Take Pluto, for example. Among children in the elementary school set, the planet Pluto make that the former planet Pluto has always had a cachet. Schoolchildren bearing postcards rushed to the icy globe’s defense every time astronomers proposed re-categorizing the mysterious little world as something less than a full-fledged planet.
Alas, to no avail. In a controversial deed that made headlines around the still-Planet Earth, the men and women of science demoted Pluto on August 24 and relegated it to a solar system bush league called “dwarf planets.”
The nine planets are now eight.
For Pluto itself, of course, nothing has changed. Visible only through telescopes, it's a white dot that lies an average distance of 3.6 billion miles from the sun. Its diameter is slightly more than 1,400 miles, equivalent to the distance between Los Angeles and Dallas. Pluto’s make-up is thought to be a rocky core surrounded by a frozen chemical cocktail of water, methane, carbon monoxide, and nitrogen. Beyond that, we don’t know much else. A NASA deep space probe, the New Horizons, is due to swing by Pluto in 2015 for a photo shoot and remote exploration mission.
What has changed is Pluto’s status. Future lesson plans will teach kids about eight planets, not nine. School kids are not likely to pay much attention to the solar family’s also-rans, now officially termed “dwarf planets” and “small solar system bodies.”
Which brings us back to Earth. The natural wonders of our own world win favor in people’s hearts when they are given special status designation as national parks, national monuments, wilderness areas, or wild and scenic rivers, for example.
Woe unto anyone who proposes to downgrade their status. Imagine the hue and cry that would go up if a proposal were floated to re-classify our smaller, lesser-known national parks Biscayne, say, or Guadalupe Mountains as “dwarf national parks.”
Politicians who propose casting such places out of conservation systems entirely learn the hard way that downgrading the status of our heritage lands does not sit well with citizens. Last year, Congressman Richard Pombo, chairman of the House Resources Committee, found himself in the middle of a PR fiasco of his own making regarding his inane proposal to sell off 15 national parks.
On the positive side, granting higher status to special places makes their protection easier by building public awareness and support. When President Bush established the Northwestern Hawaiian Islands Marine National Monument the world’s largest marine reserve and his administration’s most significant conservation accomplishment millions of people suddenly became aware of the spectacular wildlife, coral reefs, and archaeological treasures within the new monument.
Having a national park or wilderness area near a community is a mark of prestige that can result in tangible economic benefits more tourism, for example, or greater attractiveness to well-paid consultants and other creative professionals who can live and work anywhere they like.

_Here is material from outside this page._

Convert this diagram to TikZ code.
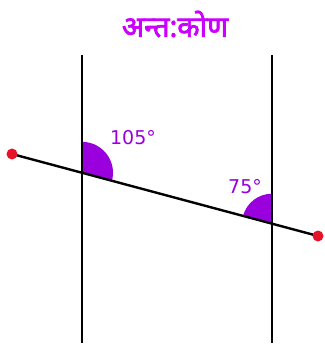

There are deserving places that have not yet been given a special conservation status. The Red Desert in Wyoming and Otero Mesa in New Mexico, for example, are rare, spectacular ecosystems that are little known outside conservation and government land agency circles. Yet they are as worthy of protection as any place already designated a park, wildlife refuge, marine sanctuary, or wilderness.
Lacking such status, however, such places are vulnerable to the unceasing growth in our appetite for oil and natural gas. Unlike Pluto, their lack of societal status could lead to changes on the ground that future generations will likely regret.